- Directed by: Marshall Curry
- Produced by: Marshall Curry Elizabeth Martin Xan Parker
- Narrated by: Julianne Moore
- Edited by: Penelope Falk Zachary Stuart-Pontier
- Music by: H. Scott Salinas
- Distributed by: Netflix
- Release date: August 30, 2025 (TFF);
- Running time: 97 minutes
- Country: United States
- Language: English

= The New Yorker at 100 =

The New Yorker at 100 is a 2025 American documentary film that explores the history of The New Yorker magazine, which celebrates its 100th year of publication in 2025. It is produced and directed by Marshall Curry. Judd Apatow is one of the executive producers.
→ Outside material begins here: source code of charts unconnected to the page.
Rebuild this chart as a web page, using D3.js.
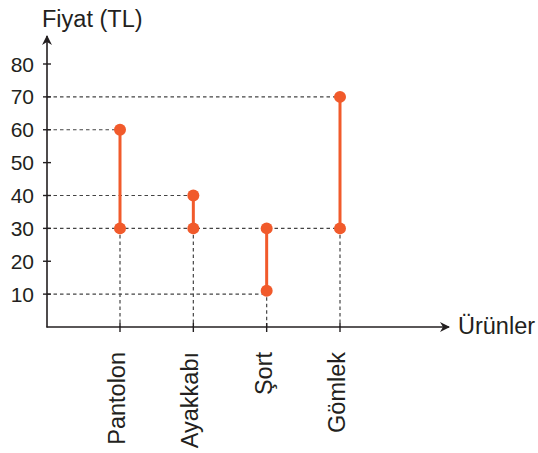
<!DOCTYPE html>
<html><head><meta charset="utf-8">
<script src="https://cdn.jsdelivr.net/npm/d3@7"></script>
<style>body{margin:0;background:#fff}svg{display:block}text{font-family:"Liberation Sans",Arial,sans-serif;fill:#231f20}</style>
</head><body><svg id="c" width="538" height="453"></svg>
<script>
const categories = ["Pantolon","Ayakkabı","Şort","Gömlek"];
const lowValues = [30,30,11,30];
const highValues = [60,40,30,70];
const yTicks = [10,20,30,40,50,60,70,80];
const yTitle = "Fiyat (TL)";
const xTitle = "Ürünler";

const svg = d3.select("#c");
const ox = 47, oy = 327;
const y = d3.scaleLinear().domain([0,80]).range([oy, 64]);
const x = d3.scalePoint().domain(categories).range([120,340]);
const ink = "#231f20", orange = "#f15a2b";

// guides
const dash = "3.5,3";
const guides = [];
categories.forEach((c,i)=>{
  [lowValues[i], highValues[i]].forEach(v=>{
    const g = Math.round(v/10)*10;
    const ex = guides.find(d=>d.v===g);
    if (ex) ex.x = Math.max(ex.x, x(c)); else guides.push({v:g, x:x(c)});
  });
});
svg.append("g").selectAll("line").data(guides).join("line")
  .attr("x1", ox).attr("x2", d=>d.x).attr("y1", d=>y(d.v)).attr("y2", d=>y(d.v))
  .attr("stroke", "#444").attr("stroke-width",1.2).attr("stroke-dasharray",dash);
svg.append("g").selectAll("line").data(categories).join("line")
  .attr("x1", d=>x(d)).attr("x2", d=>x(d))
  .attr("y1", (d,i)=>y(lowValues[i])).attr("y2", oy)
  .attr("stroke", "#444").attr("stroke-width",1.2).attr("stroke-dasharray",dash);

// axes
svg.append("defs").append("marker").attr("id","ar").attr("viewBox","0 0 10 10")
  .attr("refX",9).attr("refY",5).attr("markerWidth",10).attr("markerHeight",10)
  .attr("markerUnits","userSpaceOnUse").attr("orient","auto")
  .append("path").attr("d","M0,0 L10,5 L0,10 L3,5 Z").attr("fill",ink);
svg.append("line").attr("x1",ox).attr("y1",oy+0.5).attr("x2",ox).attr("y2",36)
  .attr("stroke",ink).attr("stroke-width",1.6).attr("marker-end","url(#ar)");
svg.append("line").attr("x1",ox-0.5).attr("y1",oy).attr("x2",449).attr("y2",oy)
  .attr("stroke",ink).attr("stroke-width",1.6).attr("marker-end","url(#ar)");

const yAxis = svg.append("g");
yAxis.selectAll("line").data(yTicks).join("line")
  .attr("x1",ox-4).attr("x2",ox+4).attr("y1",d=>y(d)).attr("y2",d=>y(d))
  .attr("stroke",ink).attr("stroke-width",1.4);
yAxis.selectAll("text").data(yTicks).join("text")
  .attr("x",34).attr("y",d=>y(d)).attr("dy","0.36em").attr("text-anchor","end")
  .attr("font-size",21).text(d=>d);

const xAxis = svg.append("g");
xAxis.selectAll("line").data(categories).join("line")
  .attr("x1",d=>x(d)).attr("x2",d=>x(d)).attr("y1",oy-4).attr("y2",oy+5)
  .attr("stroke",ink).attr("stroke-width",1.4);
xAxis.selectAll("text").data(categories).join("text")
  .attr("transform",d=>`translate(${x(d)+5},352) rotate(-90)`)
  .attr("text-anchor","end").attr("font-size",23.5).text(d=>d);

svg.append("text").attr("x",42).attr("y",27).attr("font-size",23.5).text(yTitle);
svg.append("text").attr("x",458).attr("y",334).attr("font-size",23.5).text(xTitle);

// ranges
svg.append("g").selectAll("line").data(categories).join("line")
  .attr("x1",d=>x(d)).attr("x2",d=>x(d))
  .attr("y1",(d,i)=>y(lowValues[i])).attr("y2",(d,i)=>y(highValues[i]))
  .attr("stroke",orange).attr("stroke-width",3);
const pts = [];
categories.forEach((c,i)=>{pts.push({c,v:lowValues[i]});pts.push({c,v:highValues[i]});});
svg.append("g").selectAll("circle").data(pts).join("circle")
  .attr("cx",d=>x(d.c)).attr("cy",d=>y(d.v)).attr("r",6).attr("fill",orange);
</script></body></html>
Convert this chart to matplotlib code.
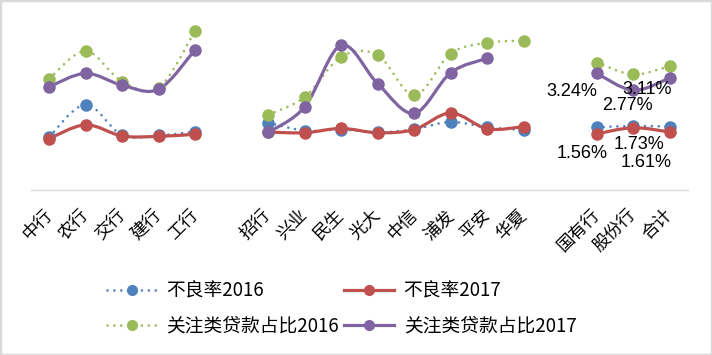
import numpy as np
import matplotlib
matplotlib.use("Agg")
import matplotlib.pyplot as plt
from matplotlib.path import Path
from matplotlib.patches import PathPatch, Rectangle
from matplotlib.lines import Line2D

plt.rcParams['font.family'] = ['Noto Sans CJK SC', 'DejaVu Sans']

# ==============================
# DATA (%), None = gap between groups / missing
# ==============================

categories = ["中行", "农行", "交行", "建行", "工行", "",
              "招行", "兴业", "民生", "光大", "中信", "浦发", "平安", "华夏", "",
              "国有行", "股份行", "合计"]

npl_2016 = [1.48, 2.37, 1.52, 1.52, 1.62, None,
            1.87, 1.65, 1.68, 1.60, 1.69, 1.89, 1.74, 1.67, None,
            1.74, 1.78, 1.76]
npl_2017 = [1.43, 1.81, 1.50, 1.49, 1.55, None,
            1.61, 1.59, 1.71, 1.59, 1.68, 2.14, 1.70, 1.76, None,
            1.56, 1.73, 1.61]
sm_2016 = [3.09, 3.86, 3.01, 2.84, 4.43, None,
           2.09, 2.58, 3.70, 3.75, 2.63, 3.79, 4.09, 4.15, None,
           3.54, 3.21, 3.44]
sm_2017 = [2.87, 3.24, 2.91, 2.80, 3.90, None,
           1.60, 2.31, 4.02, 2.95, 2.13, 3.26, 3.66, None, None,
           3.24, 2.77, 3.11]

series_names = ["不良率2016", "不良率2017", "关注类贷款占比2016", "关注类贷款占比2017"]
series_values = [npl_2016, npl_2017, sm_2016, sm_2017]

# ==============================
# STYLE
# ==============================

colors = ["#4F81BD", "#C0504D", "#9BBB59", "#8064A2"]
dotted = (0, (0.01, 2.6))
styles = [dotted, "-", dotted, "-"]
widths = [1.9, 2.3, 1.9, 2.3]

# data labels on the summary group: (series index, category index, dx, dy in px)
label_spots = [(3, 15, -25, -18), (3, 16, -6, -15), (3, 17, -23, -11),
               (1, 15, -15, -20), (1, 16, 6, -17), (1, 17, -24, -30)]


def smooth_path(xs, ys):
    pts = np.column_stack([xs, ys]).astype(float)
    n = len(pts)
    verts = [pts[0]]
    codes = [Path.MOVETO]
    for i in range(n - 1):
        p0 = pts[max(i - 1, 0)]
        p1 = pts[i]
        p2 = pts[i + 1]
        p3 = pts[min(i + 2, n - 1)]
        verts += [p1 + (p2 - p0) / 6, p2 - (p3 - p1) / 6, p2]
        codes += [Path.CURVE4] * 3
    return Path(verts, codes)


def runs(values):
    out, cur = [], []
    for i, v in enumerate(values):
        if v is None:
            if cur:
                out.append(cur)
            cur = []
        else:
            cur.append(i)
    if cur:
        out.append(cur)
    return out


fig = plt.figure(figsize=(7.12, 3.55), dpi=100)
ax = fig.add_axes([31 / 712, 165 / 355, 657 / 712, 180 / 355])

for vals, c, ls, lw in zip(series_values, colors, styles, widths):
    for idx in runs(vals):
        ys = [vals[i] for i in idx]
        patch = PathPatch(smooth_path(idx, ys), fill=False, edgecolor=c,
                          linewidth=lw, linestyle=ls, capstyle="round")
        ax.add_patch(patch)
        ax.plot(idx, ys, "o", color=c, markersize=8, zorder=3)

for s, i, dx, dy in label_spots:
    v = series_values[s][i]
    ax.annotate(f"{v:.2f}%", (i, v), xytext=(dx, dy), textcoords="offset pixels",
                ha="center", va="center", fontsize=13, family="Liberation Sans",
                color="#000000", zorder=5)

ax.set_xlim(-0.5, len(categories) - 0.5)
ax.set_ylim(0, 5)
ax.set_xticks(range(len(categories)))
ax.set_xticklabels(categories, rotation=45, ha="right", va="center",
                   rotation_mode="anchor", fontsize=12.5)
ax.tick_params(axis="x", length=0, pad=16)
ax.set_yticks([])
for side in ["top", "left", "right"]:
    ax.spines[side].set_visible(False)
ax.spines["bottom"].set_color("#d9d9d9")
ax.spines["bottom"].set_linewidth(1)

handles = []
for c, ls, lw in zip(colors, styles, widths):
    handles.append(Line2D([], [], color=c, linestyle=ls, linewidth=lw,
                          dash_capstyle="round", marker="o", markersize=7))
# legend fills column by column; reorder so rows read 2016/2017 side by side
order = [0, 2, 1, 3]
fig.legend([handles[k] for k in order], [series_names[k] for k in order],
           ncol=2, loc="center", bbox_to_anchor=(0.48, 0.131),
           frameon=False, fontsize=13.5, handlelength=2.67, handletextpad=0.5,
           columnspacing=0.27, labelspacing=0.75)

fig.add_artist(Rectangle((0, 0), 1, 1, transform=fig.transFigure, fill=False,
                         edgecolor="#d9d9d9", linewidth=2.5))

fig.savefig("out.png", dpi=100)
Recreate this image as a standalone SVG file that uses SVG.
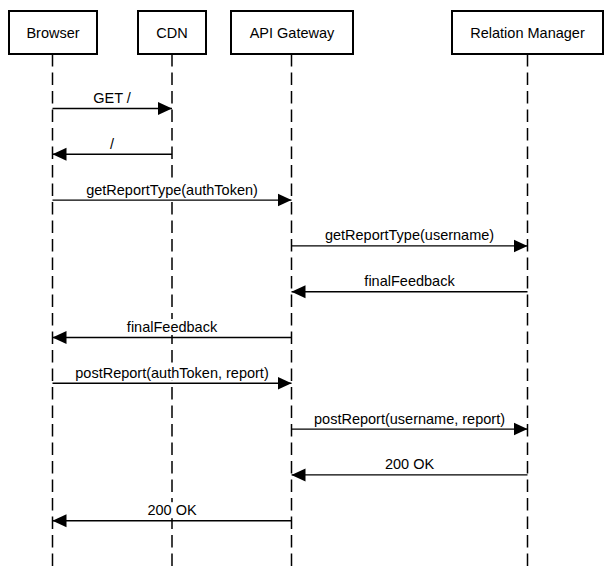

It premiered at the 52nd Telluride Film Festival in August 2025.

== Reception ==

Owen Gleiberman of Variety wrote, "In just 96 minutes, it captures The New Yorker's history, its influence, its daily mode of operation, and its mystique of serious delight... If you're a fan of The New Yorker and want a backstage tour of how the supremely refined sausage gets made, The New Yorker at 100 draws back the curtain in an enchanting way." Gleiberman selected it as one of the 25 best documentaries of the year.

Daniel Fienberg of The Hollywood Reporter wrote that the "Netflix doc is entertaining and star-studded, but the storied magazine deserved more depth."